The Social Sciences and Humanities Research Council has awarded Milena Droumeva a $75,000 Joseph-Armand Bombardier doctoral scholarship to apply her eight years of knowledge acquired at SFU to assessing the soundness of our multi-layered sound environment.

The Bulgarian-born doctoral student will tackle questions like: What is the relationship between the proliferating and overlapping sounds in our environment, and our notions of knowledge and learning? Are we learning our driving ourselves crazy?

Droumeva wants to help create a new body of knowledge that maps out the individual and collective attributes of sounds and listening stances in terms of their ability to stimulate or degrade learning.

“Silence is becoming a privilege and not a right in our social-media savvy and technologically driven society,” says Droumeva, who transferred from Capilano College in 1999 to SFU to study how soundscapes affect people.

“We spend more and more time in artificial soundscapes, comprised of many sounds that are often, individually, intentionally designed to alert us, give us information, set mood, etc.,” says Droumeva. “Yet there is little research and analysis of them and no one has really looked at their combined effect on human attention, learning and well-being.”

During her undergrad studies with Barry Truax, an internationally known electroacoustic composer in the Faculty of Communication, Art and Technology, Droumeva evaluated how noise pollution, specifically cell phones, affects people.

During her master’s studies as a charter student at SFU’s School of Interactive Arts and Technology in Surrey, Droumeva helped develop socio-ec(h)o, an interactive human puzzle game, to study how environmental sounds help people solve problems (see video below).

A frequent contributor to The Journal for the Canadian Game Studies Association, Droumeva has caught the eye of Mark Grimshaw, a well-published game-sound expert at the University of Bolton in the United Kingdom.
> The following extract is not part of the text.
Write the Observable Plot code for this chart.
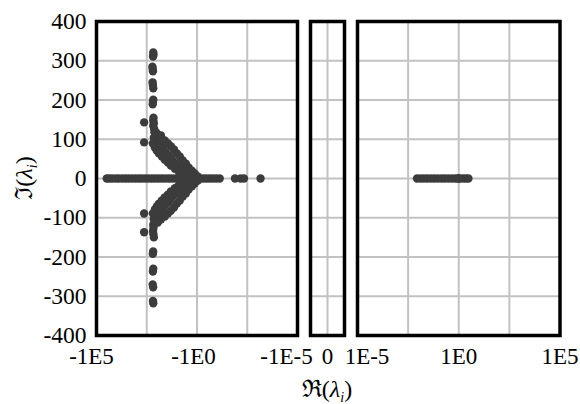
<!DOCTYPE html>
<html>
<head>
<meta charset="utf-8">
<script src="https://cdn.jsdelivr.net/npm/d3@7"></script>
<script src="https://cdn.jsdelivr.net/npm/@observablehq/plot@0.6"></script>
<style>
  html, body { margin: 0; padding: 0; background: #fff; }
  #wrap { position: relative; width: 580px; height: 404px; overflow: hidden; font-family: "Liberation Serif", "Times New Roman", "DejaVu Serif", serif; }
  .panel { position: absolute; top: 0; }
  .lab { position: absolute; font-size: 24px; white-space: nowrap; color: #000; font-family: "Liberation Serif", "Times New Roman", "DejaVu Serif", serif; }
  .lab sub { font-size: 14px; vertical-align: -5px; line-height: 0; }
  svg text { font-family: "Liberation Serif", "Times New Roman", "DejaVu Serif", serif !important; }
</style>
</head>
<body>
<div id="wrap">
  <div class="panel" id="pL" style="left:0px"></div>
  <div class="panel" id="pM" style="left:300px"></div>
  <div class="panel" id="pR" style="left:346px"></div>
  <div class="lab" style="left:327px; top:387px; transform:translate(-50%,-50%)">ℜ(<i>λ</i><sub><i>i</i></sub>)</div>
  <div class="lab" style="left:22px; top:178px; transform:translate(-50%,-50%) rotate(-90deg)">ℑ(<i>λ</i><sub><i>i</i></sub>)</div>
</div>
<script>
// ---- axis ticks / labels ----
const yTicks = [-400, -300, -200, -100, 0, 100, 200, 300, 400];
const leftTicks = [-1e5, -1, -1e-5];
const leftTickLabels = ["-1E5", "-1E0", "-1E-5"];
const leftGrid = [-316.2, -1, -0.003162];
const midTicks = [0];
const midTickLabels = ["0"];
const rightTicks = [1e-5, 1, 1e5];
const rightTickLabels = ["1E-5", "1E0", "1E5"];
const rightGrid = [0.003162, 1, 316.2];

// ---- eigenvalues with negative real part (left panel) ----
// purely real ones
const realAxisNegRe = [-31000, -23000, -16500, -11000, -7800, -5200, -3600, -2500, -1700, -1150, -800, -560, -380, -260, -180, -125, -85, -58, -40, -27, -19, -13, -9, -6.2, -4.3, -3, -2.1, -1.4, -1, -0.68, -0.47, -0.33, -0.23, -0.16, -0.11, -0.074, -0.0129, -0.0068, -0.0046, -0.00069];
// vertical strand, upper / lower
const strandUpRe = [-150, -146, -154, -165, -160, -156, -162, -157, -150, -150, -155, -160, -146, -150, -141, -150, -136, -131];
const strandUpIm = [321, 315, 311, 285, 279, 273, 245, 238, 230, 201, 195, 189, 155, 148, 141, 134, 126, 118];
const strandLoRe = [-150, -146, -154, -148, -140, -152, -158, -150, -156, -160, -152, -155, -150];
const strandLoIm = [-118, -126, -134, -142, -150, -186, -192, -230, -237, -270, -277, -312, -318];
// isolated points left of the strand
const outlierRe = [-427, -427, -427, -427];
const outlierIm = [143, 92, -89, -137];
// arrow-shaped branches
const branchRe = [-141, -100, -79, -63, -50, -40, -32, -25, -20, -16, -11.2, -8.1, -5.8, -4.1, -2.9, -2.0, -1.45, -1.0,
  -89, -63, -40, -28, -20, -14, -10, -7.2, -5.1, -3.6, -2.6, -1.8, -1.3, -0.91,
  -157, -125, -100, -79, -56, -40, -28, -20, -12.6, -8.1, -5.1, -3.2, -63, -112];
const branchUpIm = [104, 97, 89, 82, 76, 69, 64, 59, 51, 46, 38, 31, 23, 15, 10, 5, 2.5, 1,
  112, 104, 97, 89, 82, 74, 64, 56, 46, 38, 28, 20, 13, 5,
  89, 79, 71, 64, 56, 48, 41, 33, 25, 18, 10, 5, 110, 118];
const branchLoIm = [-104, -97, -89, -82, -76, -69, -64, -59, -51, -46, -38, -31, -23, -15, -10, -5, -2.5, -1,
  -112, -104, -97, -89, -82, -74, -64, -56, -46, -38, -28, -20, -13, -5,
  -89, -79, -71, -64, -56, -48, -41, -33, -25, -18, -10, -5, -104, -112];

// ---- eigenvalues with positive real part (right panel), all real ----
const posRe = [0.0087, 0.013, 0.019, 0.028, 0.042, 0.062, 0.092, 0.14, 0.2, 0.3, 0.45, 0.66, 0.9, 1.0, 1.1, 1.6, 2.2, 3.0];

// build tables for the library
const pairs = (re, im) => re.map((r, i) => ({re: r, im: im[i]}));
const leftData = [
  ...realAxisNegRe.map(re => ({re, im: 0})),
  ...pairs(strandUpRe, strandUpIm),
  ...pairs(strandLoRe, strandLoIm),
  ...pairs(outlierRe, outlierIm),
  ...pairs(branchRe, branchUpIm),
  ...pairs(branchRe, branchLoIm)
];
const rightData = posRe.map(re => ({re, im: 0}));

const FONT = "'Liberation Serif', 'Times New Roman', 'DejaVu Serif', serif";
const gridStyle = {stroke: "#c2c2c2", strokeOpacity: 1, strokeWidth: 2};
const dotStyle = {fill: "#3c3c3c", r: 4.2, stroke: "none"};
const frameStyle = {stroke: "#000", strokeWidth: 3.5};
const common = {
  height: 404, marginTop: 21, marginBottom: 69,
  style: {background: "transparent", overflow: "visible", fontFamily: FONT, fontSize: "23px", color: "#000"},
  y: {domain: [-400, 400], axis: null}
};
const axisText = {tickSize: 0, label: null, fontSize: 23, fontFamily: FONT, tickPadding: 12};
// horizontal nudges of the edge tick labels (as in the reference)
const labelShift = {"-1E5": -5, "-1E0": -3.5, "-1E-5": -11, "0": 0, "1E-5": 9.5, "1E0": 0, "1E5": 0};
function xAxes(ticks, labels) {
  return ticks.map((t, i) => Plot.axisX([t], {...axisText, dx: labelShift[labels[i]], tickFormat: () => labels[i]}));
}

const pL = Plot.plot({
  ...common, width: 310, marginLeft: 96, marginRight: 13,
  x: {type: "log", domain: [-1e5, -1e-5], axis: null},
  marks: [
    Plot.gridX(leftGrid, gridStyle),
    Plot.gridY(yTicks, gridStyle),
    Plot.dot(leftData, {x: "re", y: "im", ...dotStyle}),
    Plot.frame(frameStyle),
    ...xAxes(leftTicks, leftTickLabels),
    Plot.axisY(yTicks, {...axisText, tickPadding: 10, fontSize: 23.5, tickFormat: d => String(d)})
  ]
});
const pM = Plot.plot({
  ...common, width: 56, marginLeft: 10, marginRight: 12,
  x: {type: "linear", domain: [-1, 1], axis: null},
  marks: [
    Plot.gridX(midTicks, gridStyle),
    Plot.gridY(yTicks, gridStyle),
    Plot.frame(frameStyle),
    ...xAxes(midTicks, midTickLabels)
  ]
});
const pR = Plot.plot({
  ...common, width: 234, marginLeft: 11, marginRight: 20.5,
  x: {type: "log", domain: [1e-5, 1e5], axis: null},
  marks: [
    Plot.gridX(rightGrid, gridStyle),
    Plot.gridY(yTicks, gridStyle),
    Plot.dot(rightData, {x: "re", y: "im", ...dotStyle}),
    Plot.frame(frameStyle),
    ...xAxes(rightTicks, rightTickLabels)
  ]
});
document.getElementById("pL").appendChild(pL);
document.getElementById("pM").appendChild(pM);
document.getElementById("pR").appendChild(pR);
// make sure every SVG text uses the serif face
d3.selectAll("#wrap svg, #wrap svg g, #wrap svg text").style("font-family", "'Liberation Serif', serif");
</script>
</body>
</html>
Grimshaw invited Droumeva to write a chapter for his new book Game Sound Technology and Player Interaction: Concepts and Developments, coming out in the new year.

Droumeva’s chapter looks at how our different listening stances, for example background, media or distracted listening, combined with our auditory expectations of popular media, such as film, have affected the evolution of game-sound environments.